After landing at Chapel Hill, McGuire had almost immediately started to import his own boys. He was the son of a New York cop and he was good at recruiting city boys; if in Carolina he had something of a strange accent, and if he seemed a little flashy, very much the outlander, then neither of these things was true when he went after kids in the boroughs. He was very good at visiting kids in their homes, usually accompanied by someone very successful from the same neighborhood who vouched for him. He liked to do most of his recruiting in the homes—where he could make a better read on the lifestyle and the ambitions of the parents and therefore tailor his pitch accordingly—rather than in fancy restaurants where the parents might be uncomfortable. He visited the home of Tommy Kearns, who was a big-time schoolboy star in New York, some four or five times. In those days the Catholic high schools held tryouts for scholarships—the players the coaches wanted got them, and Kearns had played for Lou Carnesecca at St. Ann's, a traditional powerhouse; he had been an all-city playmaking guard, quick, scrappy, and smart with the ball, with a good outside shot. Under his direction, St. Ann's in 1954, his senior year, had been national Catholic school champion.

McGuire badly wanted Kearns, and the fact that the senior Kearns was also a cop living in the Bronx did not hurt—it was an easy house in which to make a read. The recruiting sessions were, Kearns remembered, largely devoted to McGuire's attempts to overcome the doubts of Kearns's parents about sending their son to so alien a part of the country. After all, Chapel Hill was in the heart of the Bible Belt South, and Tom Kearns Sr. was wary of what would happen to a good Irish Catholic boy down there. But, Kearns remembered, McGuire was a masterly recruiter, and if you listened to him, the conversion was going to be quite different—he and his boys were going to convert the Protestants to Catholicism, and do it through the Trojan horse of basketball. And so in time Kearns became one of four New York City kids McGuire recruited for his class of 1958, fittingly enough, all of them Catholic. Already waiting for them down there, a year ahead of them in school, was a young man of consummate talent who was a great pure shooter, Lennie Rosenbluth, also a New York boy, who was Jewish. That would make their team essentially all New York, four Catholics and a Jew: Kearns; Pete Brennan from St. Augustine's in Brooklyn; Bobby (no kin to Billy, who came after him) Cunningham, from All Hallows in the Bronx; Joe Quigg from St. Francis Prep in Brooklyn; and Rosenbluth from James Monroe in the Bronx.

Their arrival marked the beginning of big-time basketball at Chapel Hill. They knew the game, they were well ahead of the national curve in basketball savvy, they knew how to shoot and set picks and make cuts and, above all, how to pass. They compensated for a lack of height by deft defensive positioning.

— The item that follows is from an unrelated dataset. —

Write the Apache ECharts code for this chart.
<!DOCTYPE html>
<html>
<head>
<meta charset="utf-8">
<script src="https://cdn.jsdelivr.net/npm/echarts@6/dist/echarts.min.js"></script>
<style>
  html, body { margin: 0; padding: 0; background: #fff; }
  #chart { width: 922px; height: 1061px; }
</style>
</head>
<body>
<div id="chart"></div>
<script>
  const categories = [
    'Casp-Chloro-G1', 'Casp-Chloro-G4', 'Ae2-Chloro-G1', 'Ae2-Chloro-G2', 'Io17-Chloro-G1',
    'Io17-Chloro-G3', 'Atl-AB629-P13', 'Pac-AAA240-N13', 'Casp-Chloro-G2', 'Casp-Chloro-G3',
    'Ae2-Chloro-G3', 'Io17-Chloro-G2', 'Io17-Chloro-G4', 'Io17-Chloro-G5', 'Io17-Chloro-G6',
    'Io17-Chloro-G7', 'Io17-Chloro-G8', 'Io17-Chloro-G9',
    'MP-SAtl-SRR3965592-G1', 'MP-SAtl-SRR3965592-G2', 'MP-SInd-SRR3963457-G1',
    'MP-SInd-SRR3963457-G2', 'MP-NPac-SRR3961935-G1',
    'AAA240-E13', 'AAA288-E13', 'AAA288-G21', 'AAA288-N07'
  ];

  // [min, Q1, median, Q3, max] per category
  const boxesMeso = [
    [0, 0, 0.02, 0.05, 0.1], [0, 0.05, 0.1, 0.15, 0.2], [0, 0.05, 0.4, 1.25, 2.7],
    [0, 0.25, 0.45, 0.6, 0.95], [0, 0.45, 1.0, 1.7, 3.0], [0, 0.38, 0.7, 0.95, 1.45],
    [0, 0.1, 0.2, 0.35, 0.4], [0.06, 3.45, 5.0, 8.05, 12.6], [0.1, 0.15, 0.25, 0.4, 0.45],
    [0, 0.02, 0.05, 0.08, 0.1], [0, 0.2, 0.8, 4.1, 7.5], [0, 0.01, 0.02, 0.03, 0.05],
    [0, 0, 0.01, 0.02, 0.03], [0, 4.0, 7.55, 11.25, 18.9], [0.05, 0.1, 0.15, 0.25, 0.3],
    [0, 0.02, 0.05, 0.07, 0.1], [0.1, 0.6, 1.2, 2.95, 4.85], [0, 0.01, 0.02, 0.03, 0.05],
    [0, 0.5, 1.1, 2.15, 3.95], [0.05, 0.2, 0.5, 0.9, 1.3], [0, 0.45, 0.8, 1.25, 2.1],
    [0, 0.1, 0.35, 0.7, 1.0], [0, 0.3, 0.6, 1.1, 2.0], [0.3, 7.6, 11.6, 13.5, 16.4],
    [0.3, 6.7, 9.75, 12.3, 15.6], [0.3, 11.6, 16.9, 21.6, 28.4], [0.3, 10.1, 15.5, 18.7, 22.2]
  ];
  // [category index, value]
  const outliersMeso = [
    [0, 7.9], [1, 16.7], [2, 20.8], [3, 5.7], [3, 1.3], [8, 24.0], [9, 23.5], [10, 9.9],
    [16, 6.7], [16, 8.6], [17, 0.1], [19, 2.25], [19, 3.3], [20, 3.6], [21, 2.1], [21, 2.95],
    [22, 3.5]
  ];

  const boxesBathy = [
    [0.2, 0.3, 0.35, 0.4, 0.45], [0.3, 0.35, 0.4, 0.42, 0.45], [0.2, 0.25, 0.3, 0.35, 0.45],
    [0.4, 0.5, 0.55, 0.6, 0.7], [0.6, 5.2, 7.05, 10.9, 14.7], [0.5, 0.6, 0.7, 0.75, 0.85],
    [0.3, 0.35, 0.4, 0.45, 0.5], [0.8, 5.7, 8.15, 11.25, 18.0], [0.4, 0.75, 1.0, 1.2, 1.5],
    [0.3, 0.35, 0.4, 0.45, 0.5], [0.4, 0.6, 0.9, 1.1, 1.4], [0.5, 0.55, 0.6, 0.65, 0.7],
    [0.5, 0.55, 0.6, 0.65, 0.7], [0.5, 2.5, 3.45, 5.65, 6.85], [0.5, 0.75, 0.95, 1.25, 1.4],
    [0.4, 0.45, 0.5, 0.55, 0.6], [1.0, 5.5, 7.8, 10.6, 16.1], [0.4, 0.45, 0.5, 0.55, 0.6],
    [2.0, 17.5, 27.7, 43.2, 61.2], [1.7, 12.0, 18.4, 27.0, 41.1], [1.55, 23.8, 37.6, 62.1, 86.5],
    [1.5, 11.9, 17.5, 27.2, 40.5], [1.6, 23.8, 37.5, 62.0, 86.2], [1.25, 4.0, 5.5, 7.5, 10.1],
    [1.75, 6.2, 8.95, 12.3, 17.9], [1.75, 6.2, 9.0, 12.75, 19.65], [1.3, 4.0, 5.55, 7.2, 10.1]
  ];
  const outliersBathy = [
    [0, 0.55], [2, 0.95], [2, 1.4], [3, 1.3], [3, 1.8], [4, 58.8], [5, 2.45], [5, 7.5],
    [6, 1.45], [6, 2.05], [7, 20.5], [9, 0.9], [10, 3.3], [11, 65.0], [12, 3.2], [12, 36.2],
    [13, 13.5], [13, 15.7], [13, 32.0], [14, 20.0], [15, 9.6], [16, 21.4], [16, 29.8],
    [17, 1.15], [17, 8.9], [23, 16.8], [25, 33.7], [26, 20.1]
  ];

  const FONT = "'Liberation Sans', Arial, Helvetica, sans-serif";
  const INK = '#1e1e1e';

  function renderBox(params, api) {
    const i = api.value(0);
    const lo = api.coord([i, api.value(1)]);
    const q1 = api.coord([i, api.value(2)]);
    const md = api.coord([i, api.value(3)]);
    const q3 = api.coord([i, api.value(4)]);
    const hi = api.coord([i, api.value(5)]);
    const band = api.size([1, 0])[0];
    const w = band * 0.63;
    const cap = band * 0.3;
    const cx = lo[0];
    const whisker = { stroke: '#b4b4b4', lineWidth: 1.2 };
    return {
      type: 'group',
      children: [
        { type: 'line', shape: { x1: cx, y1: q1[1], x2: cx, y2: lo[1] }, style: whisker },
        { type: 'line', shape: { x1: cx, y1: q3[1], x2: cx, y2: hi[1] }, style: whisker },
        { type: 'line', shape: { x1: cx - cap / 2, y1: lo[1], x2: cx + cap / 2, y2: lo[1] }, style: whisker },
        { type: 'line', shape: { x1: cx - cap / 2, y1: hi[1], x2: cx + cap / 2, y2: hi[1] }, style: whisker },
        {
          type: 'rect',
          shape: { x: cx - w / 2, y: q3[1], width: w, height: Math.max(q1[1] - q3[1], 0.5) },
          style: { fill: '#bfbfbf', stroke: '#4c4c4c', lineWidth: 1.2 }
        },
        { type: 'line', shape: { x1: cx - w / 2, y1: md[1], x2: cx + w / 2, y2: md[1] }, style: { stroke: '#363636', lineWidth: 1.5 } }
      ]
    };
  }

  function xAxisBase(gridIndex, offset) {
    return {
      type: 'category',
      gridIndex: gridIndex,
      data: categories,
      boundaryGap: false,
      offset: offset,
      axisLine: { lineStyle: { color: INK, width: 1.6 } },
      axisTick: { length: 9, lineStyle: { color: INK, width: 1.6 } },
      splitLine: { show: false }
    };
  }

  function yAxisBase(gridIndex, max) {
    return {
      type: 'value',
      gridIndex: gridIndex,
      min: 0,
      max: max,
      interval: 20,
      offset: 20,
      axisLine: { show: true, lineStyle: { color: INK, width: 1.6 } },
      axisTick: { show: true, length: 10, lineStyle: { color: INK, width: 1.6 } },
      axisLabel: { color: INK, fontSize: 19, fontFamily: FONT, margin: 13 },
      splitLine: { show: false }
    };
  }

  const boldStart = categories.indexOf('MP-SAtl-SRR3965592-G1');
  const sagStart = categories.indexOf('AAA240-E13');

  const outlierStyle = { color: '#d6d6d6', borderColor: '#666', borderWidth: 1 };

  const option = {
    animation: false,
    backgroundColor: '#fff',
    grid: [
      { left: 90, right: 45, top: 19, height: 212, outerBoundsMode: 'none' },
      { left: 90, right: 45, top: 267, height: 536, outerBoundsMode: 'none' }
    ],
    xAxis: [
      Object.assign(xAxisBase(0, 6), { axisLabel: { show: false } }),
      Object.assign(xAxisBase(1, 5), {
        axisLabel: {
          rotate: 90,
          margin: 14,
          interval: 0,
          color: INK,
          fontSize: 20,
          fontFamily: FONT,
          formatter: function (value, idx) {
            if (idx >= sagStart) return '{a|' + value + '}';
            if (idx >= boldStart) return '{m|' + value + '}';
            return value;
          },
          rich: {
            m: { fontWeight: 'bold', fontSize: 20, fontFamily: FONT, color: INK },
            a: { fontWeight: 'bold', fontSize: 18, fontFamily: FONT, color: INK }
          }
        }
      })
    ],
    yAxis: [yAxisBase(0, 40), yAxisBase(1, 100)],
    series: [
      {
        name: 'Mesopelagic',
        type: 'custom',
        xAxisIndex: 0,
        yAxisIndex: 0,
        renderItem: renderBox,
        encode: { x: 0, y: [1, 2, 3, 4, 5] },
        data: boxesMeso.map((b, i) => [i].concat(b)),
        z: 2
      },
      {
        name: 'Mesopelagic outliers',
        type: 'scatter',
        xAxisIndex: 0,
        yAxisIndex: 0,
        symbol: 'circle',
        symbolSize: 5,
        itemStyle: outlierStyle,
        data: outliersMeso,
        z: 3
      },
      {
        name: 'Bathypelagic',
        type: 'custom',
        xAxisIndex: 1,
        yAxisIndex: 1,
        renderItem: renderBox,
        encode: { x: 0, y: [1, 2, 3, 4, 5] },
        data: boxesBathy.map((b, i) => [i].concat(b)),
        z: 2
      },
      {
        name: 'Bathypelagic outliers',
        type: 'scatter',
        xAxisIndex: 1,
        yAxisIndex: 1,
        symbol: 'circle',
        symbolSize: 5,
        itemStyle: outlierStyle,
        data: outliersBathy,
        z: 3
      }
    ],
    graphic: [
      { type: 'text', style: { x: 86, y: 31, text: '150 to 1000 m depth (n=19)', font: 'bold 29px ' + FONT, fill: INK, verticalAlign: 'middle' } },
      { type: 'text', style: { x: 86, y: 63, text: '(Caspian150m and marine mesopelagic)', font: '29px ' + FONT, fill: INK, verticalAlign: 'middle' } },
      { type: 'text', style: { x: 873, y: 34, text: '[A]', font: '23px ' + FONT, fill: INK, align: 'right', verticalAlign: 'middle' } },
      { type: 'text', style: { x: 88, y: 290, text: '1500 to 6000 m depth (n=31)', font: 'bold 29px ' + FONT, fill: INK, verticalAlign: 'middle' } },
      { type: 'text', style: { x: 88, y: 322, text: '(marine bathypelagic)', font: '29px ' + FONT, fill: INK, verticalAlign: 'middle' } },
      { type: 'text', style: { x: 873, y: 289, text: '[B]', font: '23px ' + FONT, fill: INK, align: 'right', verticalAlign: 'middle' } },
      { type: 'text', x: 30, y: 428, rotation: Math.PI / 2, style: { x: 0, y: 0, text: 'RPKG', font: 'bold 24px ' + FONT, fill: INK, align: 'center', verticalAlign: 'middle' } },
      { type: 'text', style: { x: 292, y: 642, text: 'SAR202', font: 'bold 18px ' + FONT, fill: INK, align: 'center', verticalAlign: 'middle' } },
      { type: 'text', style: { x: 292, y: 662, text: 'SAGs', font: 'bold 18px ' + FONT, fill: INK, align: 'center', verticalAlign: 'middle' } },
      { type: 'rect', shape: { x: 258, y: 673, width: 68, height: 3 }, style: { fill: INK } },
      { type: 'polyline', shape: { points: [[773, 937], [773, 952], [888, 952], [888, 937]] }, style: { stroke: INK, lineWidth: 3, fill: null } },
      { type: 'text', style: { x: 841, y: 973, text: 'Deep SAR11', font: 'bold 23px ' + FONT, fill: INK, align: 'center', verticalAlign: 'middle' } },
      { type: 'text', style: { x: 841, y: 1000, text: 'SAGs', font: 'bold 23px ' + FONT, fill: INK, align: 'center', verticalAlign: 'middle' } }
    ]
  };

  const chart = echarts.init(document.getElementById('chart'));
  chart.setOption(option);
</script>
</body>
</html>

Freshmen could not play for the varsity in those days, but the Carolina freshmen were undefeated and often beat the varsity in practice. As sophomores, they played regularly and went 19-7, and then in their junior year everything tumbled right and they went 32-0. The heart of the team, as the
Raleigh News and Observer
later noted, was Kearns. In the National Collegiate Athletic Association semifinal, they beat Michigan State in three overtimes. Then, playing in Kansas City, Mo., they had to play against a Kansas team led by the seemingly unstoppable Wilt Chamberlain. They were ranked No. 1 in the country because they were unbeaten, and Kansas, which had lost once, was ranked No. 2, but there was no doubt which team was favored; it was Kansas by about 8 points, playing virtually at home and led by the mighty Wilt.